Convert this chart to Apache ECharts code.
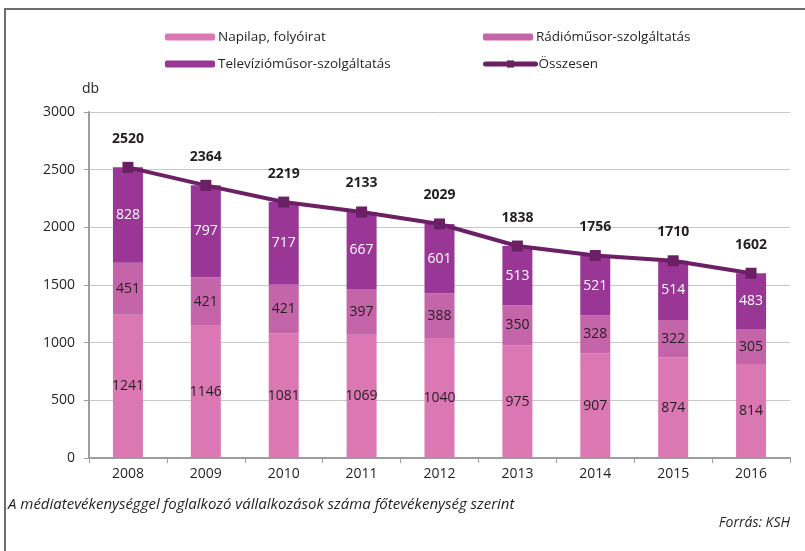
<!DOCTYPE html>
<html>
<head>
<meta charset="utf-8">
<script src="https://cdn.jsdelivr.net/npm/echarts@6/dist/echarts.min.js"></script>
<style>
  html, body { margin: 0; padding: 0; background: #fff; }
  #chart { width: 805px; height: 551px; }
</style>
</head>
<body>
<div id="chart"></div>
<script>
// évek
const years = ["2008", "2009", "2010", "2011", "2012", "2013", "2014", "2015", "2016"];
// a három kategória + összesen
const napilap = [1241, 1146, 1081, 1069, 1040, 975, 907, 874, 814];
const radio = [451, 421, 421, 397, 388, 350, 328, 322, 305];
const tv = [828, 797, 717, 667, 601, 513, 521, 514, 483];
const osszesen = [2520, 2364, 2219, 2133, 2029, 1838, 1756, 1710, 1602];

const FONT = "'Open Sans', 'DejaVu Sans', sans-serif";
const TXT = "#231f20";

const chart = echarts.init(document.getElementById("chart"));

const legendBase = {
  orient: "horizontal",
  padding: 0,
  itemWidth: 50,
  itemHeight: 7,
  itemGap: 3,
  textStyle: { fontFamily: FONT, fontSize: 13.5, color: TXT, padding: [0, 0, 0, -2] },
  selectedMode: false,
};

const option = {
  animation: false,
  textStyle: { fontFamily: FONT },
  graphic: [
    {
      type: "rect",
      shape: { x: 5, y: 9, width: 900, height: 700 },
      style: { fill: "none", stroke: "#6d6d6d", lineWidth: 2 },
      silent: true,
    },
    {
      type: "text",
      left: 82,
      top: 82,
      style: { text: "db", font: "14px " + FONT, fill: TXT },
    },
    {
      type: "text",
      left: 8,
      top: 497,
      style: {
        text: "A médiatevékenységgel foglalkozó vállalkozások száma főtevékenység szerint",
        font: "italic 15px " + FONT,
        fill: TXT,
      },
    },
    {
      type: "text",
      right: 15,
      top: 516,
      style: { text: "Forrás: KSH", font: "italic 14px " + FONT, fill: TXT },
    },
  ],
  legend: [
    Object.assign({}, legendBase, { left: 165, top: 30, data: ["Napilap, folyóirat"] }),
    Object.assign({}, legendBase, { left: 483, top: 30, data: ["Rádióműsor-szolgáltatás"] }),
    Object.assign({}, legendBase, { left: 165, top: 57, data: ["Televízióműsor-szolgáltatás"] }),
    Object.assign({}, legendBase, {
      left: 483,
      top: 57,
      itemHeight: 9,
      lineStyle: { width: 5, cap: "round" },
      data: ["Összesen"],
    }),
  ],
  grid: {
    left: 89,
    right: 15,
    top: 112,
    bottom: 93,
  },
  xAxis: {
    type: "category",
    data: years,
    boundaryGap: true,
    axisLine: { lineStyle: { color: "#9d9d9d", width: 2 } },
    axisTick: { show: true, length: 5, lineStyle: { color: "#9d9d9d", width: 1 } },
    axisLabel: { fontSize: 14, color: TXT, margin: 9, fontFamily: FONT },
  },
  yAxis: {
    type: "value",
    min: 0,
    max: 3000,
    interval: 500,
    axisLine: { show: true, lineStyle: { color: "#9d9d9d", width: 2 } },
    axisTick: { show: true, length: 5, lineStyle: { color: "#9d9d9d" } },
    axisLabel: {
      fontSize: 14,
      color: TXT,
      margin: 14,
      fontFamily: FONT,
      formatter: (v) => String(v),
    },
    splitLine: { lineStyle: { color: "#c6c6c6", width: 1 } },
  },
  series: [
    {
      name: "Napilap, folyóirat",
      type: "bar",
      stack: "total",
      barWidth: 30,
      data: napilap,
      itemStyle: { color: "#db78b4" },
      label: { show: true, position: "inside", color: TXT, fontSize: 14, fontFamily: FONT },
    },
    {
      name: "Rádióműsor-szolgáltatás",
      type: "bar",
      stack: "total",
      barWidth: 30,
      data: radio,
      itemStyle: { color: "#c565a9" },
      label: { show: true, position: "inside", color: TXT, fontSize: 14, fontFamily: FONT },
    },
    {
      name: "Televízióműsor-szolgáltatás",
      type: "bar",
      stack: "total",
      barWidth: 30,
      data: tv,
      itemStyle: { color: "#9a3796" },
      label: { show: true, position: "inside", color: "#ffffff", fontSize: 14, fontFamily: FONT },
    },
    {
      name: "Összesen",
      type: "line",
      data: osszesen,
      z: 5,
      symbol: "rect",
      symbolSize: 11,
      lineStyle: { color: "#6b1f64", width: 4 },
      itemStyle: { color: "#6b1f64" },
      label: {
        show: true,
        position: "top",
        distance: 16,
        color: TXT,
        fontWeight: "bold",
        fontSize: 14,
        fontFamily: FONT,
      },
    },
  ],
};

chart.setOption(option);
</script>
</body>
</html>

------------------------

▸ The task
Write out the data precisely as given, excluding the pictures.

▸ Result
Convert this chart to Apache ECharts code.
<!DOCTYPE html>
<html>
<head>
<meta charset="utf-8">
<script src="https://cdn.jsdelivr.net/npm/echarts@6/dist/echarts.min.js"></script>
<style>
  html, body { margin: 0; padding: 0; background: #fff; }
  #chart { width: 805px; height: 551px; }
</style>
</head>
<body>
<div id="chart"></div>
<script>
// évek
const years = ["2008", "2009", "2010", "2011", "2012", "2013", "2014", "2015", "2016"];
// a három kategória + összesen
const napilap = [1241, 1146, 1081, 1069, 1040, 975, 907, 874, 814];
const radio = [451, 421, 421, 397, 388, 350, 328, 322, 305];
const tv = [828, 797, 717, 667, 601, 513, 521, 514, 483];
const osszesen = [2520, 2364, 2219, 2133, 2029, 1838, 1756, 1710, 1602];

const FONT = "'Open Sans', 'DejaVu Sans', sans-serif";
const TXT = "#231f20";

const chart = echarts.init(document.getElementById("chart"));

const legendBase = {
  orient: "horizontal",
  padding: 0,
  itemWidth: 50,
  itemHeight: 7,
  itemGap: 3,
  textStyle: { fontFamily: FONT, fontSize: 13.5, color: TXT, padding: [0, 0, 0, -2] },
  selectedMode: false,
};

const option = {
  animation: false,
  textStyle: { fontFamily: FONT },
  graphic: [
    {
      type: "rect",
      shape: { x: 5, y: 9, width: 900, height: 700 },
      style: { fill: "none", stroke: "#6d6d6d", lineWidth: 2 },
      silent: true,
    },
    {
      type: "text",
      left: 82,
      top: 82,
      style: { text: "db", font: "14px " + FONT, fill: TXT },
    },
    {
      type: "text",
      left: 8,
      top: 497,
      style: {
        text: "A médiatevékenységgel foglalkozó vállalkozások száma főtevékenység szerint",
        font: "italic 15px " + FONT,
        fill: TXT,
      },
    },
    {
      type: "text",
      right: 15,
      top: 516,
      style: { text: "Forrás: KSH", font: "italic 14px " + FONT, fill: TXT },
    },
  ],
  legend: [
    Object.assign({}, legendBase, { left: 165, top: 30, data: ["Napilap, folyóirat"] }),
    Object.assign({}, legendBase, { left: 483, top: 30, data: ["Rádióműsor-szolgáltatás"] }),
    Object.assign({}, legendBase, { left: 165, top: 57, data: ["Televízióműsor-szolgáltatás"] }),
    Object.assign({}, legendBase, {
      left: 483,
      top: 57,
      itemHeight: 9,
      lineStyle: { width: 5, cap: "round" },
      data: ["Összesen"],
    }),
  ],
  grid: {
    left: 89,
    right: 15,
    top: 112,
    bottom: 93,
  },
  xAxis: {
    type: "category",
    data: years,
    boundaryGap: true,
    axisLine: { lineStyle: { color: "#9d9d9d", width: 2 } },
    axisTick: { show: true, length: 5, lineStyle: { color: "#9d9d9d", width: 1 } },
    axisLabel: { fontSize: 14, color: TXT, margin: 9, fontFamily: FONT },
  },
  yAxis: {
    type: "value",
    min: 0,
    max: 3000,
    interval: 500,
    axisLine: { show: true, lineStyle: { color: "#9d9d9d", width: 2 } },
    axisTick: { show: true, length: 5, lineStyle: { color: "#9d9d9d" } },
    axisLabel: {
      fontSize: 14,
      color: TXT,
      margin: 14,
      fontFamily: FONT,
      formatter: (v) => String(v),
    },
    splitLine: { lineStyle: { color: "#c6c6c6", width: 1 } },
  },
  series: [
    {
      name: "Napilap, folyóirat",
      type: "bar",
      stack: "total",
      barWidth: 30,
      data: napilap,
      itemStyle: { color: "#db78b4" },
      label: { show: true, position: "inside", color: TXT, fontSize: 14, fontFamily: FONT },
    },
    {
      name: "Rádióműsor-szolgáltatás",
      type: "bar",
      stack: "total",
      barWidth: 30,
      data: radio,
      itemStyle: { color: "#c565a9" },
      label: { show: true, position: "inside", color: TXT, fontSize: 14, fontFamily: FONT },
    },
    {
      name: "Televízióműsor-szolgáltatás",
      type: "bar",
      stack: "total",
      barWidth: 30,
      data: tv,
      itemStyle: { color: "#9a3796" },
      label: { show: true, position: "inside", color: "#ffffff", fontSize: 14, fontFamily: FONT },
    },
    {
      name: "Összesen",
      type: "line",
      data: osszesen,
      z: 5,
      symbol: "rect",
      symbolSize: 11,
      lineStyle: { color: "#6b1f64", width: 4 },
      itemStyle: { color: "#6b1f64" },
      label: {
        show: true,
        position: "top",
        distance: 16,
        color: TXT,
        fontWeight: "bold",
        fontSize: 14,
        fontFamily: FONT,
      },
    },
  ],
};

chart.setOption(option);
</script>
</body>
</html>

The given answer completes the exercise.